** Start ENTRIES PROVIDED **

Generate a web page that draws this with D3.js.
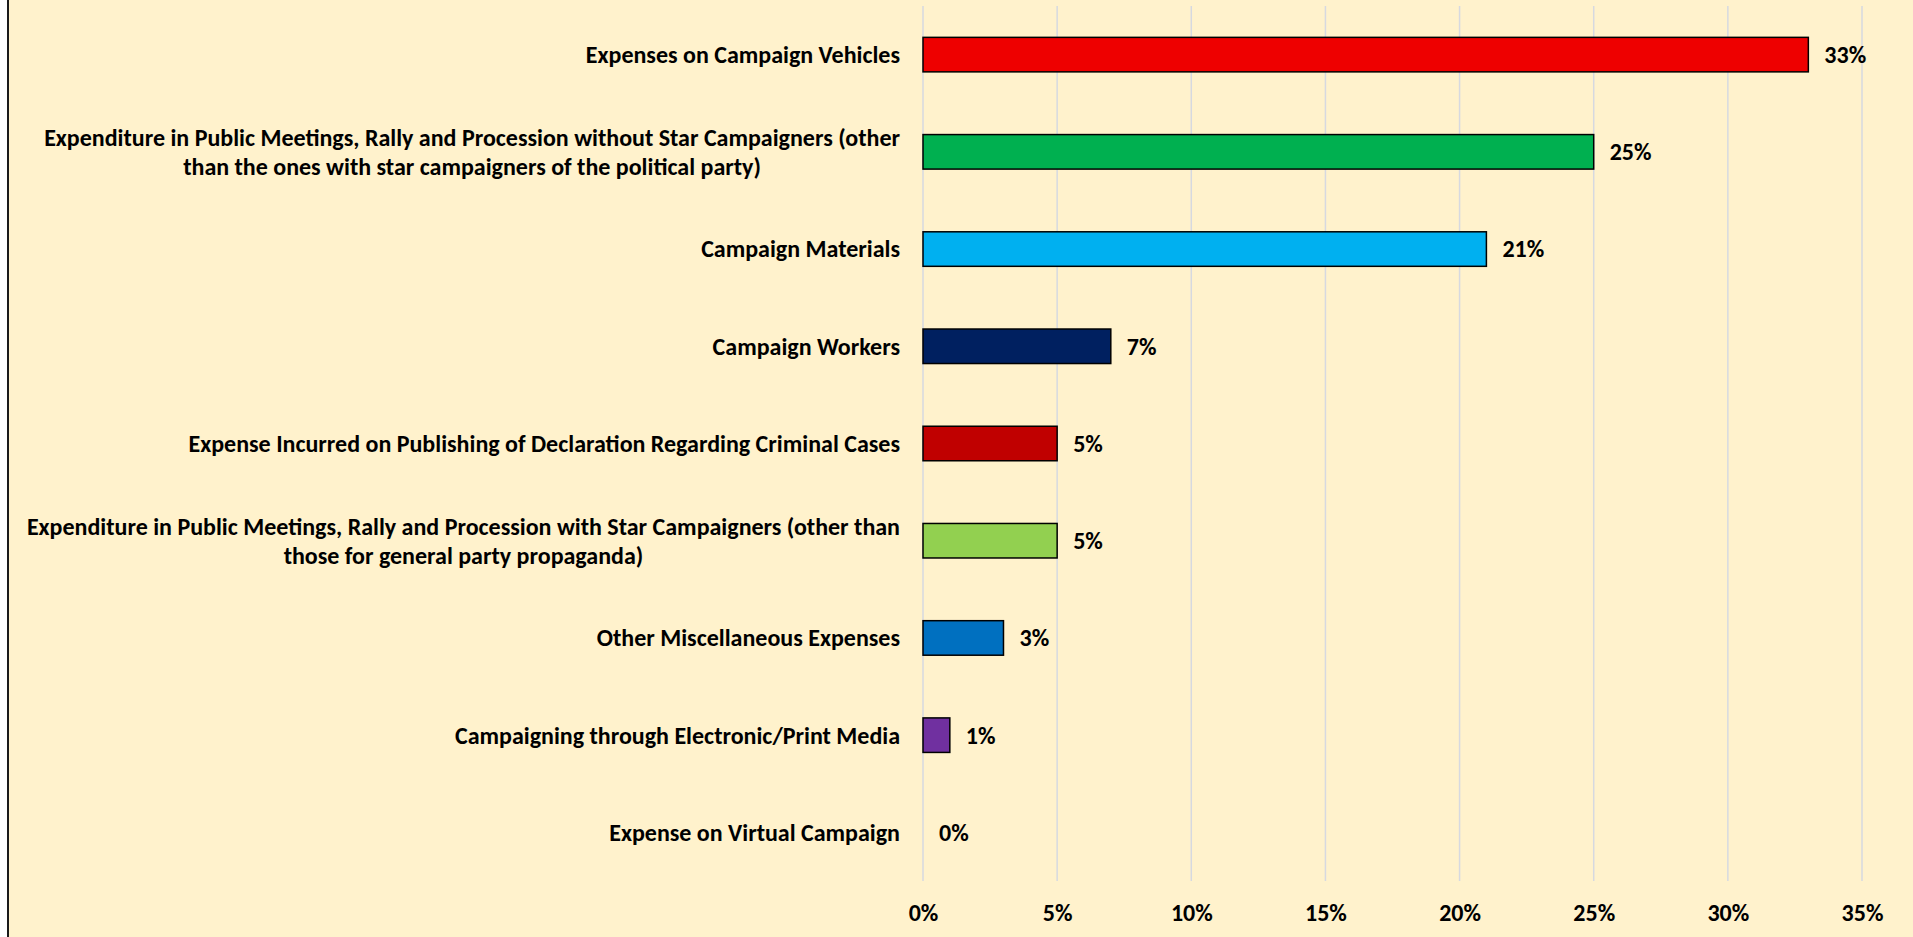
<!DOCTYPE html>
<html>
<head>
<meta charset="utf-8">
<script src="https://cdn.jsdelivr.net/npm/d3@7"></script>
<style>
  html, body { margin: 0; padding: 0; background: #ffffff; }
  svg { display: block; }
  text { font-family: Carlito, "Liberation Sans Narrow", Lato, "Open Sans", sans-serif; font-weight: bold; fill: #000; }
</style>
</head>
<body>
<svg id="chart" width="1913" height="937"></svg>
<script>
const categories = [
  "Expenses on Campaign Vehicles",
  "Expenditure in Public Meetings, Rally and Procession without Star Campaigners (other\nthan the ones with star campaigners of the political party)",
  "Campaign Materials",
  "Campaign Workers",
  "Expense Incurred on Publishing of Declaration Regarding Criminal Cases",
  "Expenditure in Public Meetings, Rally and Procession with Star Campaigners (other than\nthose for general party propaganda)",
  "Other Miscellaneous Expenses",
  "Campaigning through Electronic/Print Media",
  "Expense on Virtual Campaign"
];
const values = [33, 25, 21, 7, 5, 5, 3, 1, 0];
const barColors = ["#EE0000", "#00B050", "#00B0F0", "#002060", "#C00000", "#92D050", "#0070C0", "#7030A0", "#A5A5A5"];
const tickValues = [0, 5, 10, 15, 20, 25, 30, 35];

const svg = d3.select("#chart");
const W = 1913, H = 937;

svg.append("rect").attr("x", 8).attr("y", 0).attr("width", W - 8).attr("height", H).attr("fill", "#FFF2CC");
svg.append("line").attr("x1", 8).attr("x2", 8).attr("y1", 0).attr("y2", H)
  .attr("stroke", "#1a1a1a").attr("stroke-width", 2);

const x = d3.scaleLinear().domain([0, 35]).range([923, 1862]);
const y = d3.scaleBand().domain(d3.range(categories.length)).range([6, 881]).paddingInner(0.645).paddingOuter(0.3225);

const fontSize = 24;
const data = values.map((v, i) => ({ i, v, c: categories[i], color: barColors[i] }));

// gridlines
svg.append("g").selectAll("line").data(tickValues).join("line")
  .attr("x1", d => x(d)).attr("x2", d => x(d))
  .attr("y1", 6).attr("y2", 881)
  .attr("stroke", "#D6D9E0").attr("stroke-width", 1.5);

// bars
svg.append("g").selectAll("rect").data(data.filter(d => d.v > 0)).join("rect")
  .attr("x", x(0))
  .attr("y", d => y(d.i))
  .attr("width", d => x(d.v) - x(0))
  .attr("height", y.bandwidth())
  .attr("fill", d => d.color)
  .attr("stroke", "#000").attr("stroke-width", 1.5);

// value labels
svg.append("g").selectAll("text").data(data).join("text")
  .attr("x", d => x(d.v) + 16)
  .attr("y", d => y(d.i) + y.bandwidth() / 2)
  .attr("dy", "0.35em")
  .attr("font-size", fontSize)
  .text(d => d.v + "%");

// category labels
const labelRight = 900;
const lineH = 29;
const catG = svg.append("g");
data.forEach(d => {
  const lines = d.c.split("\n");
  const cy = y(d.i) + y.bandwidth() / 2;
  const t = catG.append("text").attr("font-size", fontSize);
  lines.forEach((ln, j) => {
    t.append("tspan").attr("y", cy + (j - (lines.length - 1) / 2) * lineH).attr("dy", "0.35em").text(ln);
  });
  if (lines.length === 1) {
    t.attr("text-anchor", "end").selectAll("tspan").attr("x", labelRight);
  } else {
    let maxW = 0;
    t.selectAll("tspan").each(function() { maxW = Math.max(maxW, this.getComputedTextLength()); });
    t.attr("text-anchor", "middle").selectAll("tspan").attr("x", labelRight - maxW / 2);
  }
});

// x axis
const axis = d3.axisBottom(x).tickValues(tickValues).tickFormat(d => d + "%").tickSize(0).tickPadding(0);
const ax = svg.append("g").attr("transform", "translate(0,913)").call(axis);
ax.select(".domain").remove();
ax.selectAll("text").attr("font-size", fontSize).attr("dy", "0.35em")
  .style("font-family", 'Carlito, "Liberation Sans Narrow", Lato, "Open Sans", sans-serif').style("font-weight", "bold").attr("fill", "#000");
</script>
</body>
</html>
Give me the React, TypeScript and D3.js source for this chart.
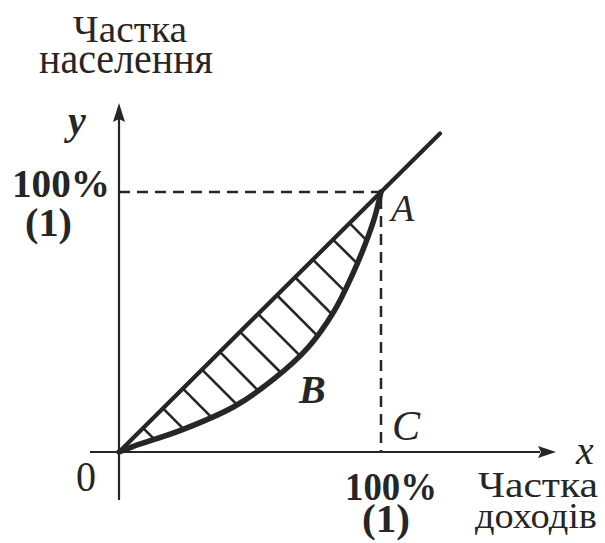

** End ENTRIES PROVIDED **

# JOB
Write out all the entries word for word, but skip any images.

# CORRECT OUTPUT
Generate a web page that draws this with D3.js.
<!DOCTYPE html>
<html>
<head>
<meta charset="utf-8">
<script src="https://cdn.jsdelivr.net/npm/d3@7"></script>
<style>
  html, body { margin: 0; padding: 0; background: #ffffff; }
  svg { display: block; }
  text { font-family: Carlito, "Liberation Sans Narrow", Lato, "Open Sans", sans-serif; font-weight: bold; fill: #000; }
</style>
</head>
<body>
<svg id="chart" width="1913" height="937"></svg>
<script>
const categories = [
  "Expenses on Campaign Vehicles",
  "Expenditure in Public Meetings, Rally and Procession without Star Campaigners (other\nthan the ones with star campaigners of the political party)",
  "Campaign Materials",
  "Campaign Workers",
  "Expense Incurred on Publishing of Declaration Regarding Criminal Cases",
  "Expenditure in Public Meetings, Rally and Procession with Star Campaigners (other than\nthose for general party propaganda)",
  "Other Miscellaneous Expenses",
  "Campaigning through Electronic/Print Media",
  "Expense on Virtual Campaign"
];
const values = [33, 25, 21, 7, 5, 5, 3, 1, 0];
const barColors = ["#EE0000", "#00B050", "#00B0F0", "#002060", "#C00000", "#92D050", "#0070C0", "#7030A0", "#A5A5A5"];
const tickValues = [0, 5, 10, 15, 20, 25, 30, 35];

const svg = d3.select("#chart");
const W = 1913, H = 937;

svg.append("rect").attr("x", 8).attr("y", 0).attr("width", W - 8).attr("height", H).attr("fill", "#FFF2CC");
svg.append("line").attr("x1", 8).attr("x2", 8).attr("y1", 0).attr("y2", H)
  .attr("stroke", "#1a1a1a").attr("stroke-width", 2);

const x = d3.scaleLinear().domain([0, 35]).range([923, 1862]);
const y = d3.scaleBand().domain(d3.range(categories.length)).range([6, 881]).paddingInner(0.645).paddingOuter(0.3225);

const fontSize = 24;
const data = values.map((v, i) => ({ i, v, c: categories[i], color: barColors[i] }));

// gridlines
svg.append("g").selectAll("line").data(tickValues).join("line")
  .attr("x1", d => x(d)).attr("x2", d => x(d))
  .attr("y1", 6).attr("y2", 881)
  .attr("stroke", "#D6D9E0").attr("stroke-width", 1.5);

// bars
svg.append("g").selectAll("rect").data(data.filter(d => d.v > 0)).join("rect")
  .attr("x", x(0))
  .attr("y", d => y(d.i))
  .attr("width", d => x(d.v) - x(0))
  .attr("height", y.bandwidth())
  .attr("fill", d => d.color)
  .attr("stroke", "#000").attr("stroke-width", 1.5);

// value labels
svg.append("g").selectAll("text").data(data).join("text")
  .attr("x", d => x(d.v) + 16)
  .attr("y", d => y(d.i) + y.bandwidth() / 2)
  .attr("dy", "0.35em")
  .attr("font-size", fontSize)
  .text(d => d.v + "%");

// category labels
const labelRight = 900;
const lineH = 29;
const catG = svg.append("g");
data.forEach(d => {
  const lines = d.c.split("\n");
  const cy = y(d.i) + y.bandwidth() / 2;
  const t = catG.append("text").attr("font-size", fontSize);
  lines.forEach((ln, j) => {
    t.append("tspan").attr("y", cy + (j - (lines.length - 1) / 2) * lineH).attr("dy", "0.35em").text(ln);
  });
  if (lines.length === 1) {
    t.attr("text-anchor", "end").selectAll("tspan").attr("x", labelRight);
  } else {
    let maxW = 0;
    t.selectAll("tspan").each(function() { maxW = Math.max(maxW, this.getComputedTextLength()); });
    t.attr("text-anchor", "middle").selectAll("tspan").attr("x", labelRight - maxW / 2);
  }
});

// x axis
const axis = d3.axisBottom(x).tickValues(tickValues).tickFormat(d => d + "%").tickSize(0).tickPadding(0);
const ax = svg.append("g").attr("transform", "translate(0,913)").call(axis);
ax.select(".domain").remove();
ax.selectAll("text").attr("font-size", fontSize).attr("dy", "0.35em")
  .style("font-family", 'Carlito, "Liberation Sans Narrow", Lato, "Open Sans", sans-serif').style("font-weight", "bold").attr("fill", "#000");
</script>
</body>
</html>
Give me the React, TypeScript and D3.js source for this chart.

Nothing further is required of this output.